__WHAT THE TASK ASKS__
Print the whole listing exactly.

__DATA SHOWN__
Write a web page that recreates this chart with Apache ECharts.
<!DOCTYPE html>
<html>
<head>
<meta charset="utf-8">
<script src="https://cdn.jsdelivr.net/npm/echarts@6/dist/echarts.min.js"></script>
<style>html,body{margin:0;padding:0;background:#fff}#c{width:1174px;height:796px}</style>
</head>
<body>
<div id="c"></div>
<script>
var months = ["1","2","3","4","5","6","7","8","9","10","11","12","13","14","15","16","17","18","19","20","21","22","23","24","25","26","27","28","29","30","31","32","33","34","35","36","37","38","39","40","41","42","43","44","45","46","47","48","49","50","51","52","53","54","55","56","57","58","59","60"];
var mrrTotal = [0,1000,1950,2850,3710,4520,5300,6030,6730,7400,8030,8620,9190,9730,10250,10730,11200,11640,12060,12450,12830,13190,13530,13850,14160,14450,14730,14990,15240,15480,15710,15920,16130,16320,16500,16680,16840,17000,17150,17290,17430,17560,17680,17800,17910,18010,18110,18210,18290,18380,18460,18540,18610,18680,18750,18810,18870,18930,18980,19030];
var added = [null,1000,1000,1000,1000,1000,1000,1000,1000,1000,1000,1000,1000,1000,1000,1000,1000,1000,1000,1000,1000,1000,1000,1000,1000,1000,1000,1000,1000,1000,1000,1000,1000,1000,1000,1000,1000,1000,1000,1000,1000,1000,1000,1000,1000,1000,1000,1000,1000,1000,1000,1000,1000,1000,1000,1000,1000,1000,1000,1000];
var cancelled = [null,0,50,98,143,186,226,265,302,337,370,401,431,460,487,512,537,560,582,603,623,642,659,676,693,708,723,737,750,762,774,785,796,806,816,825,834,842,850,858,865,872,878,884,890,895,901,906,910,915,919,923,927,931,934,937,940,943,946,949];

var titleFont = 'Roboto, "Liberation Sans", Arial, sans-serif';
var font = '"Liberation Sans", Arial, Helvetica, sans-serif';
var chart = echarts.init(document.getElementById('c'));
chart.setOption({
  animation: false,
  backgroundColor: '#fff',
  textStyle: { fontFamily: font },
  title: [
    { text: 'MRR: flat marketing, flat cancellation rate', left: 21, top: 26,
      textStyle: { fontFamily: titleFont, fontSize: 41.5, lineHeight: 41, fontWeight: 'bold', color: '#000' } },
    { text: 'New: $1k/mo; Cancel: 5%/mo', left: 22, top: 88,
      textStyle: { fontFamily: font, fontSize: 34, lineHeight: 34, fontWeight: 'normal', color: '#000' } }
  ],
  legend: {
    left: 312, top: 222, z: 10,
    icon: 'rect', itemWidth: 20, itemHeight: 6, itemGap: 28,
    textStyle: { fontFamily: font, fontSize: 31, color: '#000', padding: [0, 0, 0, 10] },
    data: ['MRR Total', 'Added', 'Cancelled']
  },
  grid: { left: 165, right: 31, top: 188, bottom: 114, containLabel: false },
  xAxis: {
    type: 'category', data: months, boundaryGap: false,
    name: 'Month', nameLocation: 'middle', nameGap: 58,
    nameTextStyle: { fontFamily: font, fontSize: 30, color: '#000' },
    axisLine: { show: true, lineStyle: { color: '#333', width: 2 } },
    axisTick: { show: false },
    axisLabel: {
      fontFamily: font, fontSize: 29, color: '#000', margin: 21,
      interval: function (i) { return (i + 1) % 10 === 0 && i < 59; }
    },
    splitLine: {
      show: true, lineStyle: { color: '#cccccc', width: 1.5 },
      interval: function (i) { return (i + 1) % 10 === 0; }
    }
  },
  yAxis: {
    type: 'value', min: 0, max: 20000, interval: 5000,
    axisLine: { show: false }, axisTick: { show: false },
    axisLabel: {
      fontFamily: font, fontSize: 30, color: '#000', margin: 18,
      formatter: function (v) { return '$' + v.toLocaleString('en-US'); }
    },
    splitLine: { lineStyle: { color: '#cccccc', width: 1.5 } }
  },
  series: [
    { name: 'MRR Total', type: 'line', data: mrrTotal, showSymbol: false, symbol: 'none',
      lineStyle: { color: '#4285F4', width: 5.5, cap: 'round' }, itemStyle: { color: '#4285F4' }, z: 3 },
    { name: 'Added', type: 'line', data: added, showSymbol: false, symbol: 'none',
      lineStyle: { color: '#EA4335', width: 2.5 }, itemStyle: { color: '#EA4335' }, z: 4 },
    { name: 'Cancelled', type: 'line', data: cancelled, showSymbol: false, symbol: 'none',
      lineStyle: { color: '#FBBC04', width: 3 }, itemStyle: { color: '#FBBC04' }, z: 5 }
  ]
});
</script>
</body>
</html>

__TASK RESULT__
Write a web page that recreates this chart with Apache ECharts.
<!DOCTYPE html>
<html>
<head>
<meta charset="utf-8">
<script src="https://cdn.jsdelivr.net/npm/echarts@6/dist/echarts.min.js"></script>
<style>html,body{margin:0;padding:0;background:#fff}#c{width:1174px;height:796px}</style>
</head>
<body>
<div id="c"></div>
<script>
var months = ["1","2","3","4","5","6","7","8","9","10","11","12","13","14","15","16","17","18","19","20","21","22","23","24","25","26","27","28","29","30","31","32","33","34","35","36","37","38","39","40","41","42","43","44","45","46","47","48","49","50","51","52","53","54","55","56","57","58","59","60"];
var mrrTotal = [0,1000,1950,2850,3710,4520,5300,6030,6730,7400,8030,8620,9190,9730,10250,10730,11200,11640,12060,12450,12830,13190,13530,13850,14160,14450,14730,14990,15240,15480,15710,15920,16130,16320,16500,16680,16840,17000,17150,17290,17430,17560,17680,17800,17910,18010,18110,18210,18290,18380,18460,18540,18610,18680,18750,18810,18870,18930,18980,19030];
var added = [null,1000,1000,1000,1000,1000,1000,1000,1000,1000,1000,1000,1000,1000,1000,1000,1000,1000,1000,1000,1000,1000,1000,1000,1000,1000,1000,1000,1000,1000,1000,1000,1000,1000,1000,1000,1000,1000,1000,1000,1000,1000,1000,1000,1000,1000,1000,1000,1000,1000,1000,1000,1000,1000,1000,1000,1000,1000,1000,1000];
var cancelled = [null,0,50,98,143,186,226,265,302,337,370,401,431,460,487,512,537,560,582,603,623,642,659,676,693,708,723,737,750,762,774,785,796,806,816,825,834,842,850,858,865,872,878,884,890,895,901,906,910,915,919,923,927,931,934,937,940,943,946,949];

var titleFont = 'Roboto, "Liberation Sans", Arial, sans-serif';
var font = '"Liberation Sans", Arial, Helvetica, sans-serif';
var chart = echarts.init(document.getElementById('c'));
chart.setOption({
  animation: false,
  backgroundColor: '#fff',
  textStyle: { fontFamily: font },
  title: [
    { text: 'MRR: flat marketing, flat cancellation rate', left: 21, top: 26,
      textStyle: { fontFamily: titleFont, fontSize: 41.5, lineHeight: 41, fontWeight: 'bold', color: '#000' } },
    { text: 'New: $1k/mo; Cancel: 5%/mo', left: 22, top: 88,
      textStyle: { fontFamily: font, fontSize: 34, lineHeight: 34, fontWeight: 'normal', color: '#000' } }
  ],
  legend: {
    left: 312, top: 222, z: 10,
    icon: 'rect', itemWidth: 20, itemHeight: 6, itemGap: 28,
    textStyle: { fontFamily: font, fontSize: 31, color: '#000', padding: [0, 0, 0, 10] },
    data: ['MRR Total', 'Added', 'Cancelled']
  },
  grid: { left: 165, right: 31, top: 188, bottom: 114, containLabel: false },
  xAxis: {
    type: 'category', data: months, boundaryGap: false,
    name: 'Month', nameLocation: 'middle', nameGap: 58,
    nameTextStyle: { fontFamily: font, fontSize: 30, color: '#000' },
    axisLine: { show: true, lineStyle: { color: '#333', width: 2 } },
    axisTick: { show: false },
    axisLabel: {
      fontFamily: font, fontSize: 29, color: '#000', margin: 21,
      interval: function (i) { return (i + 1) % 10 === 0 && i < 59; }
    },
    splitLine: {
      show: true, lineStyle: { color: '#cccccc', width: 1.5 },
      interval: function (i) { return (i + 1) % 10 === 0; }
    }
  },
  yAxis: {
    type: 'value', min: 0, max: 20000, interval: 5000,
    axisLine: { show: false }, axisTick: { show: false },
    axisLabel: {
      fontFamily: font, fontSize: 30, color: '#000', margin: 18,
      formatter: function (v) { return '$' + v.toLocaleString('en-US'); }
    },
    splitLine: { lineStyle: { color: '#cccccc', width: 1.5 } }
  },
  series: [
    { name: 'MRR Total', type: 'line', data: mrrTotal, showSymbol: false, symbol: 'none',
      lineStyle: { color: '#4285F4', width: 5.5, cap: 'round' }, itemStyle: { color: '#4285F4' }, z: 3 },
    { name: 'Added', type: 'line', data: added, showSymbol: false, symbol: 'none',
      lineStyle: { color: '#EA4335', width: 2.5 }, itemStyle: { color: '#EA4335' }, z: 4 },
    { name: 'Cancelled', type: 'line', data: cancelled, showSymbol: false, symbol: 'none',
      lineStyle: { color: '#FBBC04', width: 3 }, itemStyle: { color: '#FBBC04' }, z: 5 }
  ]
});
</script>
</body>
</html>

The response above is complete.